Identify, in the records below, every line where the string "this" appears, and copy each such line.

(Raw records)
## BEGIN
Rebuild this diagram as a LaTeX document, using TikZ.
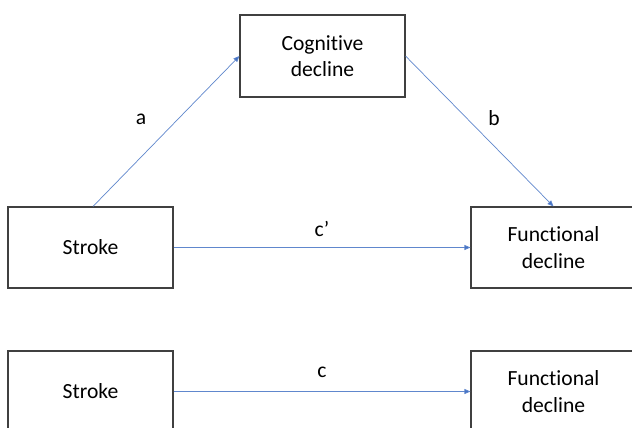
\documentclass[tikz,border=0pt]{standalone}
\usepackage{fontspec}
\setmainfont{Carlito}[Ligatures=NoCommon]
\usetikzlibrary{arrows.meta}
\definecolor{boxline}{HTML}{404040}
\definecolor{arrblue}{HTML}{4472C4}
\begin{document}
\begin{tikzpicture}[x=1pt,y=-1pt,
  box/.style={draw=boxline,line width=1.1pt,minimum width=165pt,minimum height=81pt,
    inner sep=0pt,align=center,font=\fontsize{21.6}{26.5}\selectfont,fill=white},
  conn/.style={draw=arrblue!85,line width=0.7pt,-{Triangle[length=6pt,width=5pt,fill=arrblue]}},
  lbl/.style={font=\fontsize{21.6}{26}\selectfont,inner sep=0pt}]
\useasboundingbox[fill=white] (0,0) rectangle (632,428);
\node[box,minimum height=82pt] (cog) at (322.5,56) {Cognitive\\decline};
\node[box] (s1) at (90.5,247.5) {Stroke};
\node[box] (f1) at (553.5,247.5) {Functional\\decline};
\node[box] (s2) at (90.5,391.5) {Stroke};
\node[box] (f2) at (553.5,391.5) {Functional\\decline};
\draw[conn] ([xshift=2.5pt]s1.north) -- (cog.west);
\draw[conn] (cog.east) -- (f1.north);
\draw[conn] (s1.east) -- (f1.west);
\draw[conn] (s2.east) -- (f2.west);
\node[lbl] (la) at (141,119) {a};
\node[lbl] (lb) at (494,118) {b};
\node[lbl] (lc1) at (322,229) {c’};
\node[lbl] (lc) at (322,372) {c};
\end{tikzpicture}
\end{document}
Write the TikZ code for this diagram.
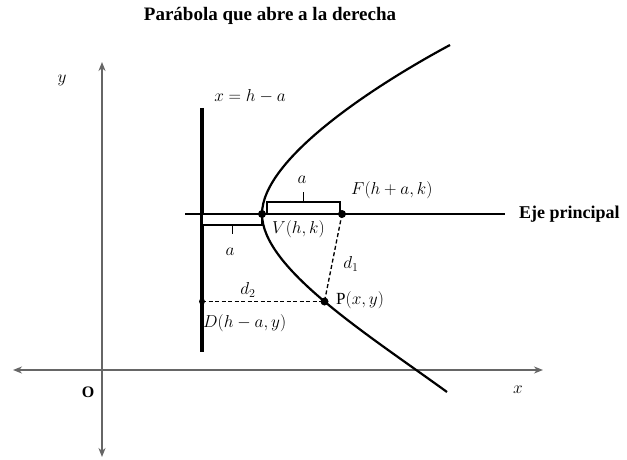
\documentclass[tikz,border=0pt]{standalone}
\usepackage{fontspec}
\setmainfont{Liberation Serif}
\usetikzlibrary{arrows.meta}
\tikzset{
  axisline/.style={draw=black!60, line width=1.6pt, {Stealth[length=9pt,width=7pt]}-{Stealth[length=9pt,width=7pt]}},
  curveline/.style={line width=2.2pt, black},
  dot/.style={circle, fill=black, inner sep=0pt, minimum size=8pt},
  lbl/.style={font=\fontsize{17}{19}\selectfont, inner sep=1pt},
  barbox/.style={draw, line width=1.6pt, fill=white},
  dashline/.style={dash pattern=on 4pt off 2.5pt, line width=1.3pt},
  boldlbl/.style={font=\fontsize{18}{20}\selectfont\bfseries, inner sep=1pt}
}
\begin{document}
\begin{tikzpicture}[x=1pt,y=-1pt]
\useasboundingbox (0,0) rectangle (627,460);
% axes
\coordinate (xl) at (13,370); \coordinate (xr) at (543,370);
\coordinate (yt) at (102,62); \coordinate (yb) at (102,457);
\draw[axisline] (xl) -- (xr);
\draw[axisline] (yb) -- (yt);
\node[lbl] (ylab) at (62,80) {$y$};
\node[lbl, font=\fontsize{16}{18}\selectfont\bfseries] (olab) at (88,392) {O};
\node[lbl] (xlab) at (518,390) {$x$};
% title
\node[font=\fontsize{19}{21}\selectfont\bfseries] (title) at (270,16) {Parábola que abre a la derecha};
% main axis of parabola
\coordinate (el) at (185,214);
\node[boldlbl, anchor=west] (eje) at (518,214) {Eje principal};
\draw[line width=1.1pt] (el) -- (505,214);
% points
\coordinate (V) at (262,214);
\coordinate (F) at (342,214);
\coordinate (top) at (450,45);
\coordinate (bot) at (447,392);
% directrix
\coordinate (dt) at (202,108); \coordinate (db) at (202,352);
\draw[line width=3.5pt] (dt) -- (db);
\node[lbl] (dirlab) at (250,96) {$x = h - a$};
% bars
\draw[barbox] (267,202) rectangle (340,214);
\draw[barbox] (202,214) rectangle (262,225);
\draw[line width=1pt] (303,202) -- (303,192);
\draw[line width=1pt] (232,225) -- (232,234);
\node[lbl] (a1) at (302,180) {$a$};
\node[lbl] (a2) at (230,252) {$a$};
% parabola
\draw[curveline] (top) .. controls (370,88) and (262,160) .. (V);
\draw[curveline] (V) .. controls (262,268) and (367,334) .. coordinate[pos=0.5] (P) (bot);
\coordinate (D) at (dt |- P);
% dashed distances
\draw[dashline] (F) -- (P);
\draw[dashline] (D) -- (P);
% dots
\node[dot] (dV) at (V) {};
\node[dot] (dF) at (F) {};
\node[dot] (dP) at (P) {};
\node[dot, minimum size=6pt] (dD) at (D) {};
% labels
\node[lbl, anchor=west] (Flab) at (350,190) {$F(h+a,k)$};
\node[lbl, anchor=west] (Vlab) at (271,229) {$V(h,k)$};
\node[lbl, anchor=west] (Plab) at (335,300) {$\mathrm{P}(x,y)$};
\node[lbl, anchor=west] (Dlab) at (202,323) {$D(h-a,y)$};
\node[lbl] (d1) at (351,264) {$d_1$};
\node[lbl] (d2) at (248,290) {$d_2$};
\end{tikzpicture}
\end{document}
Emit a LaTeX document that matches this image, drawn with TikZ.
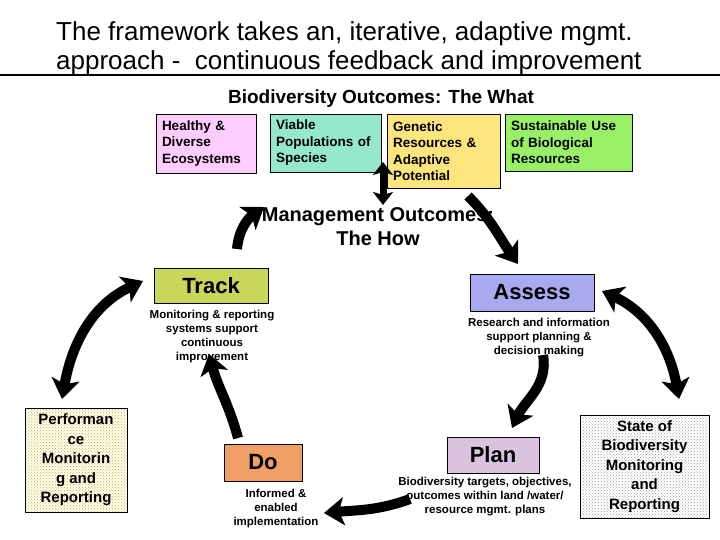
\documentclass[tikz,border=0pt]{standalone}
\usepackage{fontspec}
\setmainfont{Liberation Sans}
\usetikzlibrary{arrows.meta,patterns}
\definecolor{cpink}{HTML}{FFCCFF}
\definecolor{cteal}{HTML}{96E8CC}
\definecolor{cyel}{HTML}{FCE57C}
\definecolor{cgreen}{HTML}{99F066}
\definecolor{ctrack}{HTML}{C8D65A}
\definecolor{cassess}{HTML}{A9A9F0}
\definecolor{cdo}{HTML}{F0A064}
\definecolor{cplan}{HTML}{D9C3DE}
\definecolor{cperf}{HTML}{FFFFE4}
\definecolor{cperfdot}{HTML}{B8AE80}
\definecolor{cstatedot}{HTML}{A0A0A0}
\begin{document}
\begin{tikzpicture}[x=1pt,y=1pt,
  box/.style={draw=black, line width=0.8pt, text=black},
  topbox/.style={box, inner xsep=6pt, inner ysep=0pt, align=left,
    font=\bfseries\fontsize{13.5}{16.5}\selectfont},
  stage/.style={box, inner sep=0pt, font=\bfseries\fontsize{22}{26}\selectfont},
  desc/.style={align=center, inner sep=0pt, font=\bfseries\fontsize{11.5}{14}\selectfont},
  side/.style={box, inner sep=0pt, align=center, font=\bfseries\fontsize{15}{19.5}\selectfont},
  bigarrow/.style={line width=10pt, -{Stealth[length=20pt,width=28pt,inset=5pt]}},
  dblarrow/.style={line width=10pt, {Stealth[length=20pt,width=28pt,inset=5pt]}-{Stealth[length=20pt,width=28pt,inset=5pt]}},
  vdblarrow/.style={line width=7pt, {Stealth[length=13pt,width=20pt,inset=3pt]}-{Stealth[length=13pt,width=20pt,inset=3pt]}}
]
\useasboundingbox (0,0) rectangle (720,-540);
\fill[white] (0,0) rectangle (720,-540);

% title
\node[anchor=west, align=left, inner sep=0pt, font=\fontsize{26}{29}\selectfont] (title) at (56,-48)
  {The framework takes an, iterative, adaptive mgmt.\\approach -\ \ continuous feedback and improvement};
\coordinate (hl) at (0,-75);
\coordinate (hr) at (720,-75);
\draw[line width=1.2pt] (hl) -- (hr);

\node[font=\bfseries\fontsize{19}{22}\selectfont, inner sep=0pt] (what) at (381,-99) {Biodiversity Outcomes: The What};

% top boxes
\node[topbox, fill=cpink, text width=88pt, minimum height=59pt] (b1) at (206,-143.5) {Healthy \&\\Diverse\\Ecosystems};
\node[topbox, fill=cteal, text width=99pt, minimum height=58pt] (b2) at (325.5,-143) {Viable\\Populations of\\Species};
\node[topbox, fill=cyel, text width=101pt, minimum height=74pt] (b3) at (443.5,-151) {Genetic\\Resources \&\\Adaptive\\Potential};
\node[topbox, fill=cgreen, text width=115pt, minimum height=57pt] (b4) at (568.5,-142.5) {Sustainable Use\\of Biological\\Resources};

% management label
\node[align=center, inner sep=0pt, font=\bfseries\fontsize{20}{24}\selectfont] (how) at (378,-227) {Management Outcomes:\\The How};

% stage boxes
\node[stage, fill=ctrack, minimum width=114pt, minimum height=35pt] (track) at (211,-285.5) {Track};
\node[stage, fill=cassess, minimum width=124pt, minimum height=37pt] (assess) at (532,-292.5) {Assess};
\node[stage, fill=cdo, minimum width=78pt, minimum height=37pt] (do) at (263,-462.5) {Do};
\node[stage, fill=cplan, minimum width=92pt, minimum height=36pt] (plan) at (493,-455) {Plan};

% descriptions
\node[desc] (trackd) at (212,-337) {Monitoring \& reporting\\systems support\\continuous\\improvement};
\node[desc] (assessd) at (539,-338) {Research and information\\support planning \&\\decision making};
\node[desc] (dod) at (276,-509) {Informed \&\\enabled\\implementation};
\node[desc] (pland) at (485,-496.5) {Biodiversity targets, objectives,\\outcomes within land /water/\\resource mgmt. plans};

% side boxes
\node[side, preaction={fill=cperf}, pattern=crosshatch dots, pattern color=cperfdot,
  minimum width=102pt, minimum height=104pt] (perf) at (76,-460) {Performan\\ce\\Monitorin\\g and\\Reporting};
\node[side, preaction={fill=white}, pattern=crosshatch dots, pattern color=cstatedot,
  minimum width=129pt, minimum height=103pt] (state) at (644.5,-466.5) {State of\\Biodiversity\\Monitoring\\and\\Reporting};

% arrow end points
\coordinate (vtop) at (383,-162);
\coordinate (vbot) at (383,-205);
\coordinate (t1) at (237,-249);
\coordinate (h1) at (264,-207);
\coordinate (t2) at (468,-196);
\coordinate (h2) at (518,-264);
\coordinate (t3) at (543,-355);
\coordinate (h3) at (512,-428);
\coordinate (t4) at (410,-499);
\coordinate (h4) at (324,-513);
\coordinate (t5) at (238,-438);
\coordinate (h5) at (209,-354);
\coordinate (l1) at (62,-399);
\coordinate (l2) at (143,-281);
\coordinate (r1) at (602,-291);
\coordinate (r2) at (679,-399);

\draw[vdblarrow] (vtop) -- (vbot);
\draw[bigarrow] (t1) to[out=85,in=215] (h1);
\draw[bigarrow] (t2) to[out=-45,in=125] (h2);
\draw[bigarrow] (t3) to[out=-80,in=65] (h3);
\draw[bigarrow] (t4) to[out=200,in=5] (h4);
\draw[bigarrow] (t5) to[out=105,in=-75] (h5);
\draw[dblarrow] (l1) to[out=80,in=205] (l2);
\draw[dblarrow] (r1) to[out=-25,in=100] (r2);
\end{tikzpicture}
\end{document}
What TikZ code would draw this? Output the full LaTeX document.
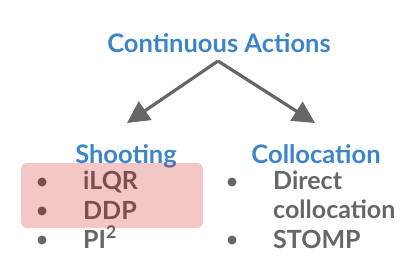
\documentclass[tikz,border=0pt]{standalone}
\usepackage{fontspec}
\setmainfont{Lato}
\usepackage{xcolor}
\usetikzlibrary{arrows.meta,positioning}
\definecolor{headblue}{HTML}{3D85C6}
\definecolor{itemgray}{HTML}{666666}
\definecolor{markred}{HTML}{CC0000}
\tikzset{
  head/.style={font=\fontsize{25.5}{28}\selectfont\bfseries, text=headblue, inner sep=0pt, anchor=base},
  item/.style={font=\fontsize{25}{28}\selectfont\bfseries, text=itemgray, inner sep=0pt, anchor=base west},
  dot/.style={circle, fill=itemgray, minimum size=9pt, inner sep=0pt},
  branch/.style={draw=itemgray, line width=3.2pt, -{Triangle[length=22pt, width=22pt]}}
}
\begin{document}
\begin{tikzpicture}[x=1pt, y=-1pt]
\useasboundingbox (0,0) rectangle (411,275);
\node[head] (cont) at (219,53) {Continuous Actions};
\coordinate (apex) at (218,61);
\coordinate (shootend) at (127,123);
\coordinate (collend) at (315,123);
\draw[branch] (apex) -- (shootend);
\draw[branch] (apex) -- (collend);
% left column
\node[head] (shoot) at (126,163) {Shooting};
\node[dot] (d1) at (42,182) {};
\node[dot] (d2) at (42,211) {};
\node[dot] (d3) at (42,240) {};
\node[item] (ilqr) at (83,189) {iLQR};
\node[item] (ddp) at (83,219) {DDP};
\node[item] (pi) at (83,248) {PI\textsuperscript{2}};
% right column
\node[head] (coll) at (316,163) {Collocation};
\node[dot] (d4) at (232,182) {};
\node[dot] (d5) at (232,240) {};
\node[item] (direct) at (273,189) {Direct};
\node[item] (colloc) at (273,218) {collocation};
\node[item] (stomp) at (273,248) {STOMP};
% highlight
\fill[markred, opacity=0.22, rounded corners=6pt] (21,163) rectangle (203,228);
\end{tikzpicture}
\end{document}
## END
RESULT
Rebuild this diagram as a LaTeX document, using TikZ.
Write the TikZ code for this diagram.
Emit a LaTeX document that matches this image, drawn with TikZ.
What TikZ code would draw this? Output the full LaTeX document.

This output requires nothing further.